## Start GIVEN MATERIAL

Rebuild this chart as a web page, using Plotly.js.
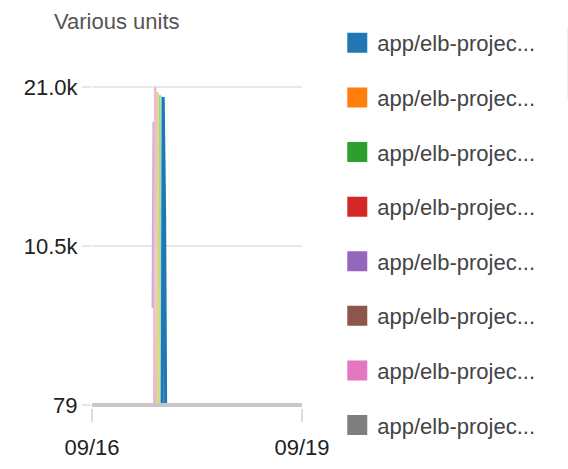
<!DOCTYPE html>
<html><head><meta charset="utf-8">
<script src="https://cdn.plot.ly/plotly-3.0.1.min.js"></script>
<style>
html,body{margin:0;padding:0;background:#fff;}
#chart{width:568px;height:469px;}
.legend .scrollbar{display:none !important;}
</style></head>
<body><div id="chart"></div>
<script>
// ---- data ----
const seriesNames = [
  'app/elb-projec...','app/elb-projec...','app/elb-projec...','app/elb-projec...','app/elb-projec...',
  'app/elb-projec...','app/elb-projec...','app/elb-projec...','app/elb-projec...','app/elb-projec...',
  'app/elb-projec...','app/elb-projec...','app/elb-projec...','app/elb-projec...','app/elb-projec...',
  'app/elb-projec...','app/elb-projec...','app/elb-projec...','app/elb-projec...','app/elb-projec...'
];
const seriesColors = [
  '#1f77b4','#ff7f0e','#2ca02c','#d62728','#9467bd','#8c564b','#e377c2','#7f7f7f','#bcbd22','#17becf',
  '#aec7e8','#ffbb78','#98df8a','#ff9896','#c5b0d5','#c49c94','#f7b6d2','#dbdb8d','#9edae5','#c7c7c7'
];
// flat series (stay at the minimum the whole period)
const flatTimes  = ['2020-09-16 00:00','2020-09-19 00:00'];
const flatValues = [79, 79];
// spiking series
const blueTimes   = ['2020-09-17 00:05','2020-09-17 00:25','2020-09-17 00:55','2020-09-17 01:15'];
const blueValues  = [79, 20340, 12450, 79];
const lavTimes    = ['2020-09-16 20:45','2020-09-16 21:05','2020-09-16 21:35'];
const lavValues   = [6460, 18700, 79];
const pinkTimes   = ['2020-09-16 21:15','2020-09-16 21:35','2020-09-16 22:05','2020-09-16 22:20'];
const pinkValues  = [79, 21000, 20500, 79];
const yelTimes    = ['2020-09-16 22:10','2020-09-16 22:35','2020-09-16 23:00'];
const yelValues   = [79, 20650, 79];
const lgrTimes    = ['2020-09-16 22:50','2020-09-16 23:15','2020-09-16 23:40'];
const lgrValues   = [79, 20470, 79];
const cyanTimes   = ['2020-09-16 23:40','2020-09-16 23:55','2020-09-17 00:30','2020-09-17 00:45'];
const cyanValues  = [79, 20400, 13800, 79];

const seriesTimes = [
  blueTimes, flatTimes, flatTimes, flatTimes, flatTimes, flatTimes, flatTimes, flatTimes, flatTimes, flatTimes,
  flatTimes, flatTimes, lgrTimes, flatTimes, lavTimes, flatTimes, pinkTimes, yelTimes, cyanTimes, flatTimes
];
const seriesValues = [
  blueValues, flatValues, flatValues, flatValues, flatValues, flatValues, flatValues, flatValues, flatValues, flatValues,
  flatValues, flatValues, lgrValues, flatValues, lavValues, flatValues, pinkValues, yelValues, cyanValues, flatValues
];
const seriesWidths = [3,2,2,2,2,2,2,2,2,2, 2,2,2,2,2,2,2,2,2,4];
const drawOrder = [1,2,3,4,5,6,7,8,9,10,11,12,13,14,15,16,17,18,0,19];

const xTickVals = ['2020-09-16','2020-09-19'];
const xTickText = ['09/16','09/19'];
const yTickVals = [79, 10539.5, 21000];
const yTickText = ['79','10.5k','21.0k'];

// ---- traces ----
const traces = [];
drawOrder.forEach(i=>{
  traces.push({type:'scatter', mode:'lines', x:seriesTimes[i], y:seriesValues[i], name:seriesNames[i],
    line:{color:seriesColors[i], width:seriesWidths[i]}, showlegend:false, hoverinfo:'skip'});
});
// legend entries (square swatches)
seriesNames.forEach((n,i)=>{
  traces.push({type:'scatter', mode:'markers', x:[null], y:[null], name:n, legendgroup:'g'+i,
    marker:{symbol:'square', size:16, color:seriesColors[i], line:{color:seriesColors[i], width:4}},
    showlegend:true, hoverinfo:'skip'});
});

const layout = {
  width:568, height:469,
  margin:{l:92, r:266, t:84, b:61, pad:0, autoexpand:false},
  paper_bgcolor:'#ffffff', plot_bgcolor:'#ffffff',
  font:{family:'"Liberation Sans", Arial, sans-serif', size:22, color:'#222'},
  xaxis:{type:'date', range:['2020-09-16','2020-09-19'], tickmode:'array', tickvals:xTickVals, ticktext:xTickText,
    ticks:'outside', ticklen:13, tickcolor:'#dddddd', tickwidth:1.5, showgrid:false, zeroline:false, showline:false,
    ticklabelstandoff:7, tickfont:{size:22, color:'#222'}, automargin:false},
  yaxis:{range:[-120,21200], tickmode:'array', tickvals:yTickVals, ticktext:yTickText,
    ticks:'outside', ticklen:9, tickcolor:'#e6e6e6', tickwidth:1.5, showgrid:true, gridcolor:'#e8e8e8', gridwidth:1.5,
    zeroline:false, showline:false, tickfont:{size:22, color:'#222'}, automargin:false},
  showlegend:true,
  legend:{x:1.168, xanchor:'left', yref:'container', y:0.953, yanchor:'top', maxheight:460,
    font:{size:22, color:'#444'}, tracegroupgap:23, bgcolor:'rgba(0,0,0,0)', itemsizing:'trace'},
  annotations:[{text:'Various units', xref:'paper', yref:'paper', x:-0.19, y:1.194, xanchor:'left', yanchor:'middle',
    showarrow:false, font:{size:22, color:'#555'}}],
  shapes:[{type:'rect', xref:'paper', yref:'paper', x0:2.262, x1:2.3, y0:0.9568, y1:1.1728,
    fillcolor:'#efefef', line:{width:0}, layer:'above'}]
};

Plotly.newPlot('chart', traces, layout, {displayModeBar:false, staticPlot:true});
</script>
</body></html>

## End GIVEN MATERIAL

**THE PROBLEM**:
Transcribe all the lines above exactly, apart from the pictures.

**CORRECT RESPONSE**:
Rebuild this chart as a web page, using Plotly.js.
<!DOCTYPE html>
<html><head><meta charset="utf-8">
<script src="https://cdn.plot.ly/plotly-3.0.1.min.js"></script>
<style>
html,body{margin:0;padding:0;background:#fff;}
#chart{width:568px;height:469px;}
.legend .scrollbar{display:none !important;}
</style></head>
<body><div id="chart"></div>
<script>
// ---- data ----
const seriesNames = [
  'app/elb-projec...','app/elb-projec...','app/elb-projec...','app/elb-projec...','app/elb-projec...',
  'app/elb-projec...','app/elb-projec...','app/elb-projec...','app/elb-projec...','app/elb-projec...',
  'app/elb-projec...','app/elb-projec...','app/elb-projec...','app/elb-projec...','app/elb-projec...',
  'app/elb-projec...','app/elb-projec...','app/elb-projec...','app/elb-projec...','app/elb-projec...'
];
const seriesColors = [
  '#1f77b4','#ff7f0e','#2ca02c','#d62728','#9467bd','#8c564b','#e377c2','#7f7f7f','#bcbd22','#17becf',
  '#aec7e8','#ffbb78','#98df8a','#ff9896','#c5b0d5','#c49c94','#f7b6d2','#dbdb8d','#9edae5','#c7c7c7'
];
// flat series (stay at the minimum the whole period)
const flatTimes  = ['2020-09-16 00:00','2020-09-19 00:00'];
const flatValues = [79, 79];
// spiking series
const blueTimes   = ['2020-09-17 00:05','2020-09-17 00:25','2020-09-17 00:55','2020-09-17 01:15'];
const blueValues  = [79, 20340, 12450, 79];
const lavTimes    = ['2020-09-16 20:45','2020-09-16 21:05','2020-09-16 21:35'];
const lavValues   = [6460, 18700, 79];
const pinkTimes   = ['2020-09-16 21:15','2020-09-16 21:35','2020-09-16 22:05','2020-09-16 22:20'];
const pinkValues  = [79, 21000, 20500, 79];
const yelTimes    = ['2020-09-16 22:10','2020-09-16 22:35','2020-09-16 23:00'];
const yelValues   = [79, 20650, 79];
const lgrTimes    = ['2020-09-16 22:50','2020-09-16 23:15','2020-09-16 23:40'];
const lgrValues   = [79, 20470, 79];
const cyanTimes   = ['2020-09-16 23:40','2020-09-16 23:55','2020-09-17 00:30','2020-09-17 00:45'];
const cyanValues  = [79, 20400, 13800, 79];

const seriesTimes = [
  blueTimes, flatTimes, flatTimes, flatTimes, flatTimes, flatTimes, flatTimes, flatTimes, flatTimes, flatTimes,
  flatTimes, flatTimes, lgrTimes, flatTimes, lavTimes, flatTimes, pinkTimes, yelTimes, cyanTimes, flatTimes
];
const seriesValues = [
  blueValues, flatValues, flatValues, flatValues, flatValues, flatValues, flatValues, flatValues, flatValues, flatValues,
  flatValues, flatValues, lgrValues, flatValues, lavValues, flatValues, pinkValues, yelValues, cyanValues, flatValues
];
const seriesWidths = [3,2,2,2,2,2,2,2,2,2, 2,2,2,2,2,2,2,2,2,4];
const drawOrder = [1,2,3,4,5,6,7,8,9,10,11,12,13,14,15,16,17,18,0,19];

const xTickVals = ['2020-09-16','2020-09-19'];
const xTickText = ['09/16','09/19'];
const yTickVals = [79, 10539.5, 21000];
const yTickText = ['79','10.5k','21.0k'];

// ---- traces ----
const traces = [];
drawOrder.forEach(i=>{
  traces.push({type:'scatter', mode:'lines', x:seriesTimes[i], y:seriesValues[i], name:seriesNames[i],
    line:{color:seriesColors[i], width:seriesWidths[i]}, showlegend:false, hoverinfo:'skip'});
});
// legend entries (square swatches)
seriesNames.forEach((n,i)=>{
  traces.push({type:'scatter', mode:'markers', x:[null], y:[null], name:n, legendgroup:'g'+i,
    marker:{symbol:'square', size:16, color:seriesColors[i], line:{color:seriesColors[i], width:4}},
    showlegend:true, hoverinfo:'skip'});
});

const layout = {
  width:568, height:469,
  margin:{l:92, r:266, t:84, b:61, pad:0, autoexpand:false},
  paper_bgcolor:'#ffffff', plot_bgcolor:'#ffffff',
  font:{family:'"Liberation Sans", Arial, sans-serif', size:22, color:'#222'},
  xaxis:{type:'date', range:['2020-09-16','2020-09-19'], tickmode:'array', tickvals:xTickVals, ticktext:xTickText,
    ticks:'outside', ticklen:13, tickcolor:'#dddddd', tickwidth:1.5, showgrid:false, zeroline:false, showline:false,
    ticklabelstandoff:7, tickfont:{size:22, color:'#222'}, automargin:false},
  yaxis:{range:[-120,21200], tickmode:'array', tickvals:yTickVals, ticktext:yTickText,
    ticks:'outside', ticklen:9, tickcolor:'#e6e6e6', tickwidth:1.5, showgrid:true, gridcolor:'#e8e8e8', gridwidth:1.5,
    zeroline:false, showline:false, tickfont:{size:22, color:'#222'}, automargin:false},
  showlegend:true,
  legend:{x:1.168, xanchor:'left', yref:'container', y:0.953, yanchor:'top', maxheight:460,
    font:{size:22, color:'#444'}, tracegroupgap:23, bgcolor:'rgba(0,0,0,0)', itemsizing:'trace'},
  annotations:[{text:'Various units', xref:'paper', yref:'paper', x:-0.19, y:1.194, xanchor:'left', yanchor:'middle',
    showarrow:false, font:{size:22, color:'#555'}}],
  shapes:[{type:'rect', xref:'paper', yref:'paper', x0:2.262, x1:2.3, y0:0.9568, y1:1.1728,
    fillcolor:'#efefef', line:{width:0}, layer:'above'}]
};

Plotly.newPlot('chart', traces, layout, {displayModeBar:false, staticPlot:true});
</script>
</body></html>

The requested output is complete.